## Stated exercise
Scan the records below for the line containing "Convert this chart to D3.js code." and the line containing "2530, 3365, 4450]". Copy both, plus every line between, exactly.
::::::
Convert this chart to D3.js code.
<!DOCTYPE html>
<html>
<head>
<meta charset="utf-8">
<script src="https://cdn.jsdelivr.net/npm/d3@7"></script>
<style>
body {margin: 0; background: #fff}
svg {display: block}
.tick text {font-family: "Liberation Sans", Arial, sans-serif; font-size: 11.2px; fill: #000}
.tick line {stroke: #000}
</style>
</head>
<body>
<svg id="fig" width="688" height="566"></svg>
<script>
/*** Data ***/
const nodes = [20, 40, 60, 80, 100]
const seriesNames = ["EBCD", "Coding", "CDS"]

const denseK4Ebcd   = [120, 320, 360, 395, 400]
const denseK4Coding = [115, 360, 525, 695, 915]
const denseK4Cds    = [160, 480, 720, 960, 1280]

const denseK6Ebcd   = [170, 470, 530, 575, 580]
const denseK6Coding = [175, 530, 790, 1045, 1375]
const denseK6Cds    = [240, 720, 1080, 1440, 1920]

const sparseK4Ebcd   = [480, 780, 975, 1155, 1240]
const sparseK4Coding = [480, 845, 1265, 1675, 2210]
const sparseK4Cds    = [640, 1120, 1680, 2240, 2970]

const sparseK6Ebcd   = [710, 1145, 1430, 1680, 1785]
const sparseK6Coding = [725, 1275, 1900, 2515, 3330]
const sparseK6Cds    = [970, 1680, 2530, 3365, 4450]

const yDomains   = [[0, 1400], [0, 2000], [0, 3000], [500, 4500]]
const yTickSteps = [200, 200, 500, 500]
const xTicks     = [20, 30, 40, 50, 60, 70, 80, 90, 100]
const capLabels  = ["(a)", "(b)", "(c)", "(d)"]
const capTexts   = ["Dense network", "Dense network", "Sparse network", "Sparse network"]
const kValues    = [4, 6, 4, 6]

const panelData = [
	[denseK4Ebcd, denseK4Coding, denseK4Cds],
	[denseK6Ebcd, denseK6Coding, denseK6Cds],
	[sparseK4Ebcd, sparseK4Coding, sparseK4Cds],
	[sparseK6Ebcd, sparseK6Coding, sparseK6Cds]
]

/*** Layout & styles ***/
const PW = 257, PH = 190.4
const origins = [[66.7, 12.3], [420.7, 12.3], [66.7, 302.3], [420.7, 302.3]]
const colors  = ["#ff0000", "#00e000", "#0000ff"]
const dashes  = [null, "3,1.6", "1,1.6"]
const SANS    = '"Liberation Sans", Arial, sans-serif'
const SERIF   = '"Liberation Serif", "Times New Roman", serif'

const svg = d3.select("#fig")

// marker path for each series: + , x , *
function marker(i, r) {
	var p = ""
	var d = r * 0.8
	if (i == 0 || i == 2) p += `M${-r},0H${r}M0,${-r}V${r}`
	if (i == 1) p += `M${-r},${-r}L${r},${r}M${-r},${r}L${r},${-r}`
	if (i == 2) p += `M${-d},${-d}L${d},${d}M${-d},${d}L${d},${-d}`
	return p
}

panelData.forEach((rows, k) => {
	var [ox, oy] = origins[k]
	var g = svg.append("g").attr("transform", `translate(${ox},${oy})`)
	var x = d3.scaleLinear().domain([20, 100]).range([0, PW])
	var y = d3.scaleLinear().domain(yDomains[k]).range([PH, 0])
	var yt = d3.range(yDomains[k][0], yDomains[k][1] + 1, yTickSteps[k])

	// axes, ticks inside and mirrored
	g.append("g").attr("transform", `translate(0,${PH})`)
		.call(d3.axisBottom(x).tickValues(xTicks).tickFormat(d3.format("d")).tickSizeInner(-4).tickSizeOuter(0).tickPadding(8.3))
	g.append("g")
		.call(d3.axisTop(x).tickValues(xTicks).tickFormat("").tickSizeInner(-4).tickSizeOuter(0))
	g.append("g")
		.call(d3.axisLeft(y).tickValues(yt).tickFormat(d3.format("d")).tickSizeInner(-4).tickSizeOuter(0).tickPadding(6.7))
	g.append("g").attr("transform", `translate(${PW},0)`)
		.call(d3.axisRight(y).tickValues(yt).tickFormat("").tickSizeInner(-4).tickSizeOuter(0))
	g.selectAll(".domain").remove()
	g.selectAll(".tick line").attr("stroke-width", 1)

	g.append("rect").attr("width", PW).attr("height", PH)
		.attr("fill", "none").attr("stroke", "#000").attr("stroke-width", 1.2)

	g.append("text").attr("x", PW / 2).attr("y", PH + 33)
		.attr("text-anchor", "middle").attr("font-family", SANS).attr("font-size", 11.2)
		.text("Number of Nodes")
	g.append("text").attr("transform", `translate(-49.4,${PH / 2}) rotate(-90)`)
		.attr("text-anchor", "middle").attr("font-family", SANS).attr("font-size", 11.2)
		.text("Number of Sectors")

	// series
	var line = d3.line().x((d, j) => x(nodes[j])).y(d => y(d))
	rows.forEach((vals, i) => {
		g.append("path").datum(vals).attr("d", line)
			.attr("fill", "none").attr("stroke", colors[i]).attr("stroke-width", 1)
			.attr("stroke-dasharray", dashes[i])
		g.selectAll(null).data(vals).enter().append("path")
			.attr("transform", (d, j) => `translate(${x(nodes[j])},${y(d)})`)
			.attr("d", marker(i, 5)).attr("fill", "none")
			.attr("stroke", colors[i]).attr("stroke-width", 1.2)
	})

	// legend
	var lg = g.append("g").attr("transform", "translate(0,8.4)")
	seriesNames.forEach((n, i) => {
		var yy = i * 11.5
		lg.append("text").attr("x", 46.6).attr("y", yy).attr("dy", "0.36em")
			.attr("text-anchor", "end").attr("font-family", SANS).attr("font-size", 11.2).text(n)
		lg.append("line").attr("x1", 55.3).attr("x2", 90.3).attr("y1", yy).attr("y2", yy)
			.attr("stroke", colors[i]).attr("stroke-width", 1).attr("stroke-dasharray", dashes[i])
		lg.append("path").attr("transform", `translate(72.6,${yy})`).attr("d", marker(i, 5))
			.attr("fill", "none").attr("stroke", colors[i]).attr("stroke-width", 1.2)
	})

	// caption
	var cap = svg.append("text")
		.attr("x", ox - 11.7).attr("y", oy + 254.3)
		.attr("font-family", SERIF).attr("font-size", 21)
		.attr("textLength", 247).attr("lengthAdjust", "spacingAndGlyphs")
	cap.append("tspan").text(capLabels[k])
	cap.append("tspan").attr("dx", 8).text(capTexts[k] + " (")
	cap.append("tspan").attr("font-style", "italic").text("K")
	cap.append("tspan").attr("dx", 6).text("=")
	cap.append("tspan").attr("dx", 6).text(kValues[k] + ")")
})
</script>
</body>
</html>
::::::
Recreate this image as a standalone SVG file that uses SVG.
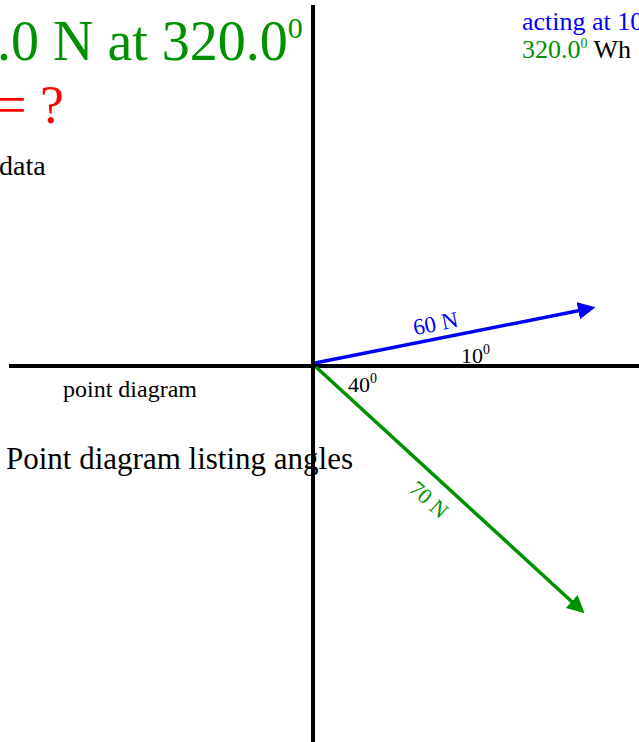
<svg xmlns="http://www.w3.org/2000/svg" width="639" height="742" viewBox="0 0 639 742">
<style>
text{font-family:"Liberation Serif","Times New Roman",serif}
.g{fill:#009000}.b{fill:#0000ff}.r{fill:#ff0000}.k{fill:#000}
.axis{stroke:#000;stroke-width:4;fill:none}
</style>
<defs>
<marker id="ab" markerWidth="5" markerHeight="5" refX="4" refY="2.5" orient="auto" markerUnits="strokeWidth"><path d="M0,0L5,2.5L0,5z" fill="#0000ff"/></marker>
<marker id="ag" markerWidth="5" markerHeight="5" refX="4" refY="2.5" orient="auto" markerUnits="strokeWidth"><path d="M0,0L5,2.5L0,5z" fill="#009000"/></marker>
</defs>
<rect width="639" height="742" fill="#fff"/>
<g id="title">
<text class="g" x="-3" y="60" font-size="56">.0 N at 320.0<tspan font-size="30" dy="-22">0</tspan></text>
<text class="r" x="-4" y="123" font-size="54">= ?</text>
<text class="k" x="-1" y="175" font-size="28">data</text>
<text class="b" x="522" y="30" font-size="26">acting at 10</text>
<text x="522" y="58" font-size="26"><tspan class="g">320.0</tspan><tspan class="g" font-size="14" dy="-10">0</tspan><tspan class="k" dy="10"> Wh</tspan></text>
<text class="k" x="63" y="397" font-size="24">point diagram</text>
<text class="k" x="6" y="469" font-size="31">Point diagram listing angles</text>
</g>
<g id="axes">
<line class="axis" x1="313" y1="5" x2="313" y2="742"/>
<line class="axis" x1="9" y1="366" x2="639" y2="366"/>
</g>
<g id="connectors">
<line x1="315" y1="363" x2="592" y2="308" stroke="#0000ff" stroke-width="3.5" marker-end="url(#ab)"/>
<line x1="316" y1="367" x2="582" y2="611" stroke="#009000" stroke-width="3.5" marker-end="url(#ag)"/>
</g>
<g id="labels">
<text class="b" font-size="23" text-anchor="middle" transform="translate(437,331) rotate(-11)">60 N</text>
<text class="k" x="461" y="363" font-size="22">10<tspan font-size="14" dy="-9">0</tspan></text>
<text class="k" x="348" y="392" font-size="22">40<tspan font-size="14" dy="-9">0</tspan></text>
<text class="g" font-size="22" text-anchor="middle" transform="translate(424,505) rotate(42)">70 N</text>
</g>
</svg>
::::::
## The output
Convert this chart to D3.js code.
<!DOCTYPE html>
<html>
<head>
<meta charset="utf-8">
<script src="https://cdn.jsdelivr.net/npm/d3@7"></script>
<style>
body {margin: 0; background: #fff}
svg {display: block}
.tick text {font-family: "Liberation Sans", Arial, sans-serif; font-size: 11.2px; fill: #000}
.tick line {stroke: #000}
</style>
</head>
<body>
<svg id="fig" width="688" height="566"></svg>
<script>
/*** Data ***/
const nodes = [20, 40, 60, 80, 100]
const seriesNames = ["EBCD", "Coding", "CDS"]

const denseK4Ebcd   = [120, 320, 360, 395, 400]
const denseK4Coding = [115, 360, 525, 695, 915]
const denseK4Cds    = [160, 480, 720, 960, 1280]

const denseK6Ebcd   = [170, 470, 530, 575, 580]
const denseK6Coding = [175, 530, 790, 1045, 1375]
const denseK6Cds    = [240, 720, 1080, 1440, 1920]

const sparseK4Ebcd   = [480, 780, 975, 1155, 1240]
const sparseK4Coding = [480, 845, 1265, 1675, 2210]
const sparseK4Cds    = [640, 1120, 1680, 2240, 2970]

const sparseK6Ebcd   = [710, 1145, 1430, 1680, 1785]
const sparseK6Coding = [725, 1275, 1900, 2515, 3330]
const sparseK6Cds    = [970, 1680, 2530, 3365, 4450]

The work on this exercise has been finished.